Something I’m having to adjust to in my new job is not reading about picture books all the time. I still read about them some, but I’m not buying them anymore, and it’s different. Anne brings me picture books she thinks I’ll like sometimes (she’s always right), and lately I’ve been getting in the habit of checking out the new shelf once a week or so and grabbing a pile of books to read that look interesting. I discovered a couple books I really liked this week: Backseat A-B-See by Maria van Lieshout and One Two That’s My Shoe by Alison Murray.

Backseat A-B-See is a bit of an update of Tana Hoban’s I Read Signs, which is fantastic and still works but also looks a bit dated. Lieshout gives us digital illustrations rather than photographs. The endpapers are a top-down view of a road (genius), and (further genius) she has an author’s note on the first page in a caution sign and a “WRONG WAY” sign blazing on the back endpaper. From there, we see a child and parent heading off in a car, finding signs that correspond to each letter of the alphabet, making this a concept book on more than one level. It teaches signs (the first things many children learn how to read) and the alphabet, and its bright, bold colors make it a good book for teaching colors as well. There’s some great vocabulary in here, too: “heliport,” “junction,” “merge.” For “Q,” Lieshout writes “quack” on a duck crossing sign. This is the kind of book you can see a child sitting through five million times. My only concern with it is the way the book is put together. Our copy was processed in July, and the stitching’s already coming apart. The pages also don’t nestle inside the book in a way that is pleasing and a little kinder to their fragile edges. This is less a concern for home use, but I do think libraries will find themselves repairing it.

One Two That’s My Shoe! by Alison Murray is a take on “One, Two Buckle My Shoe,”  making it another concept book–this one focused on counting and rhyme.

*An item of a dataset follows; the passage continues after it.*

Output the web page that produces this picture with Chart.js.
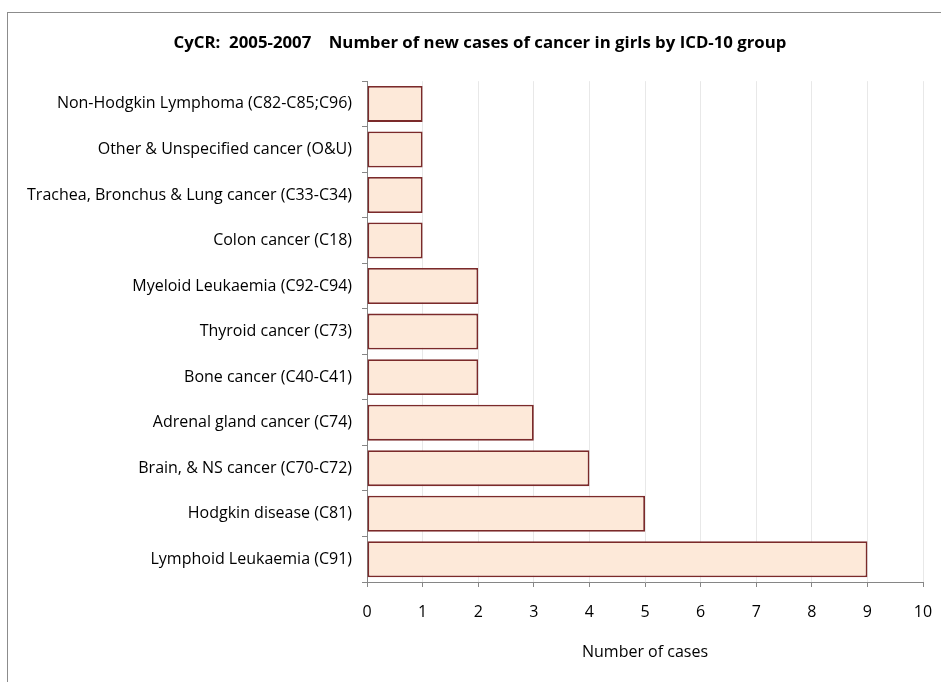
<!DOCTYPE html>
<html>
<head>
<meta charset="utf-8">
<script src="https://cdn.jsdelivr.net/npm/chart.js@4"></script>
<style>
  html, body { margin: 0; padding: 0; background: #fff; }
  #wrap { width: 941px; height: 682px; position: relative; }
</style>
</head>
<body>
<div id="wrap"><canvas id="cancerChart"></canvas></div>
<script>
const chartTitle = 'CyCR:  2005-2007    Number of new cases of cancer in girls by ICD-10 group';
const axisTitle = 'Number of cases';

// top to bottom, as in the picture
const categories = [
    'Non-Hodgkin Lymphoma (C82-C85;C96)',
    'Other & Unspecified cancer (O&U)',
    'Trachea, Bronchus & Lung cancer (C33-C34)',
    'Colon cancer (C18)',
    'Myeloid Leukaemia (C92-C94)',
    'Thyroid cancer (C73)',
    'Bone cancer (C40-C41)',
    'Adrenal gland cancer (C74)',
    'Brain, & NS cancer (C70-C72)',
    'Hodgkin disease (C81)',
    'Lymphoid Leukaemia (C91)'
];
const cases = [1, 1, 1, 1, 2, 2, 2, 3, 4, 5, 9];
const xTicks = [0, 1, 2, 3, 4, 5, 6, 7, 8, 9, 10];

const FONT = "'Open Sans', 'Liberation Sans', sans-serif";
const AXIS_GREY = '#868686';

// grey outer frame like the spreadsheet chart box
const framePlugin = {
    id: 'frame',
    beforeDraw(chart) {
        const ctx = chart.ctx;
        ctx.save();
        ctx.strokeStyle = '#8c8c8c';
        ctx.lineWidth = 1;
        ctx.strokeRect(7.5, 12.5, 1000, 1000);
        ctx.restore();
    }
};

const ctx = document.getElementById('cancerChart').getContext('2d');
new Chart(ctx, {
    type: 'bar',
    data: {
        labels: categories,
        datasets: [{
            label: 'Cases',
            data: cases,
            backgroundColor: '#fde9d9',
            borderColor: '#7b2a2a',
            borderWidth: 1.8,
            borderSkipped: false,
            barPercentage: 0.79,
            categoryPercentage: 1
        }]
    },
    options: {
        indexAxis: 'y',
        responsive: true,
        maintainAspectRatio: false,
        animation: false,
        layout: { padding: { left: 19, right: 0, top: 0, bottom: 0 } },
        plugins: {
            legend: { display: false },
            tooltip: { enabled: false },
            title: {
                display: true,
                text: chartTitle,
                color: '#000',
                font: { family: FONT, size: 16.8, weight: 'bold' },
                padding: { top: 33, bottom: 28 }
            }
        },
        scales: {
            x: {
                min: 0,
                max: 10,
                afterFit(scale) {
                    scale.height = 100;
                    scale.paddingLeft = 0;
                    scale.paddingRight = 18;
                },
                afterBuildTicks(scale) {
                    scale.ticks = xTicks.map(v => ({ value: v }));
                },
                border: { color: AXIS_GREY, width: 1 },
                grid: {
                    color: '#e8e8e8',
                    tickColor: AXIS_GREY,
                    tickLength: 5
                },
                ticks: {
                    color: '#000',
                    font: { family: FONT, size: 16 },
                    padding: 16,
                    maxRotation: 0
                },
                title: {
                    display: true,
                    text: axisTitle,
                    color: '#000',
                    font: { family: FONT, size: 16 },
                    padding: { top: 0, bottom: 20 }
                }
            },
            y: {
                afterFit(scale) { scale.width = 348; },
                border: { color: AXIS_GREY, width: 1 },
                grid: {
                    drawOnChartArea: false,
                    color: AXIS_GREY,
                    tickLength: 5
                },
                ticks: {
                    color: '#000',
                    font: { family: FONT, size: 16 },
                    padding: 10
                }
            }
        }
    },
    plugins: [framePlugin]
});
</script>
</body>
</html>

In it, Murray reframes the rhyme to tell the story of a dog stealing a shoe from a little girl and running around with it. The illustrations have a 50s vibe, and I feel like the dog is a direct descendant of Harry the Dirty Dog, all white with black ears and mischief. The bold illustrations, the simple story, and the bouncy text make this one a great choice for storytime, too, even for smaller kids. This is a book I’d buy in multiple copies.

3 thoughts on “Learning the Alphabet and How to Count and Other Useful Things

  1. Anne buys great stuff, so there’s always something interesting coming in. Part of what I need to do is just get in the habit of paying attention.